We believe that landscape and architectural design are meant to come together as integrated as well as opposing elements. It is this contradiction between the two that enriches the experience of the other. Landscape design is not a garden to be merely observed. It is a part of the house or building, an extension of the inside, often a room without walls. It enlivens the architecture, it creates variety in design depending on the regional and local context. Often for the landscape to make a dramatic impact bold interventions are needed in the initial conceptual planning and thought process of the project. What may in the end seem natural is often the outcome of surprisingly intensive interventions.
With a stream running through the house, this retreat in Alibag delicately weaves into the landscape. It alternately opens up and closes itself to the different characteristics of the site. The house is like an organism trying to make most use of its resources and surroundings. With its several limbs, it reaches out into the landscape. Each “limb” makes full use of the views within the site and dramatizes special moments.
The Riparian House is placed below the crest of a hillock at the foothills of the Ghats near Mumbai. The top of a vegetated roof merges with the top of the hillock, hiding the house while approaching. A bamboo screen surrounding a deep verandah causes an ever-changing pattern of light and shadow throughout the seasons and times of the day, making the Riparian House a ‘sensor’ of light.

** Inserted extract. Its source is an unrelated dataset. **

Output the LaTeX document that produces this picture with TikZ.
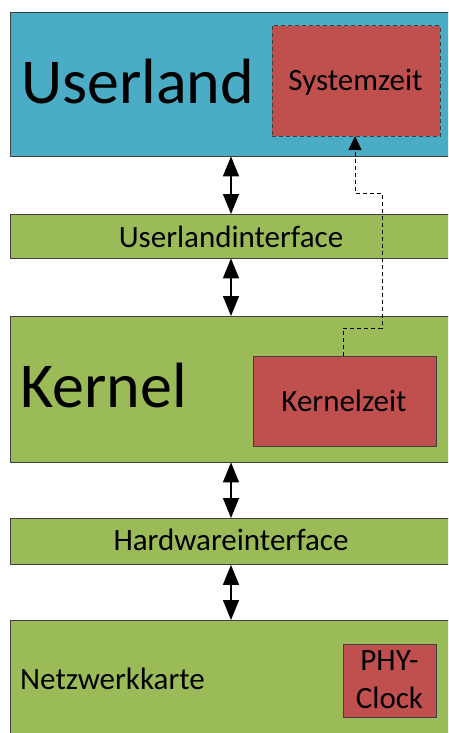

The House in a Beach Garden used to be segregated from its seafront by a tall boundary wall, It separated the property both physically and visually from the much coveted coastline of the Mumbai bay. A missed opportunity. Therefore the first and most important intervention was to lift the garden up 5 feet above the existing level, such that the house, the garden and the top of the boundary wall, were all aligned in one level.
The Vanavihari Eco Resorts are a commendable initiative undertaken by the Andhra Pradesh government. aimed at spreading awareness of the natural environment among travellers. The forest cabins will be located within the natural forest. Since the scenic streams and ponds at the forest reserves attract arboreal and bird wildlife, they make for ideal locations for forest cabins as observatories.
The yoga retreat is conceptualised as an extrusion of its terraced Himalayan landscape. One could imagine that an incidental geological formation pushed up a section of the terraces in the shape of a malformed asymmetrical three winged boomerang. Underneath, above and between the ground plane and the roof, the yoga retreat is a device to experience the landscape in diverse ways.
The Wetland Resort in Vengurla aims to revitalise the ecosystem of the site by creating a waterscape with interconnected ponds and waterbodies. Five proposed waterbodies accommodate 16 holiday homes and a boat house. The homes are clustered as stilted pavilions; sometimes on the land and sometimes on water.
Forest Hills is a quiet picturesque retreat tucked away amidst dense foliage and trees, perching high on top of a mountain overlooking an estuary. Here, 8 underground “cave homes” will be carved into the mountain top. These underground dwellings focus like telescopes to the surrounding views. A staircase gently slopes, as an earth block sculpture, from the plateau in the direction of the homes beneath.
The Mumbai Artist Retreat is conceptualised as a community space. It is an art lab of sorts, that aims to bring together art, ecology and society. One of the buildings on the retreat is an Artist workshop. The completely self sufficient pavilion is a 12m x 10m “tropical shed” with two roofs that are each six meter high. Two solar panelled skylights chop off the pyramid shaped roofs on the top.
The Mandwa Health Resort is envisioned as a three-dimensionally embossed landscape. It is an architecture of enclosure, where walls define exterior spaces. Guests retreat in private undisturbed courtyard rooms. With ivy spread across the compressed earth walls and water bodies reflecting the sky, the guest rooms extend into the natural environment.
The Magic Bus Learning Pavilion is an interactive building used as a gathering space and play area for underprivileged children who are deprived of places to play in the city. However with a log bridge, a Jacob’s ladder, climbing ladders and a suspension / rope bridge, the building is much more than that. It is a continuation of the challenge course of the Magic Bus Outdoor Learning Campus.
The proposed Butterfly Reserve in Sikkim aims to be a celebration of the butterfly, found in abundance in the region. Today however their habitat is being threatened. As a butterfly perches on tendril legs on a flower barely touching what it feeds on, so the interventions in this sensitive ecological landscape are designed to reduce the interference with the site.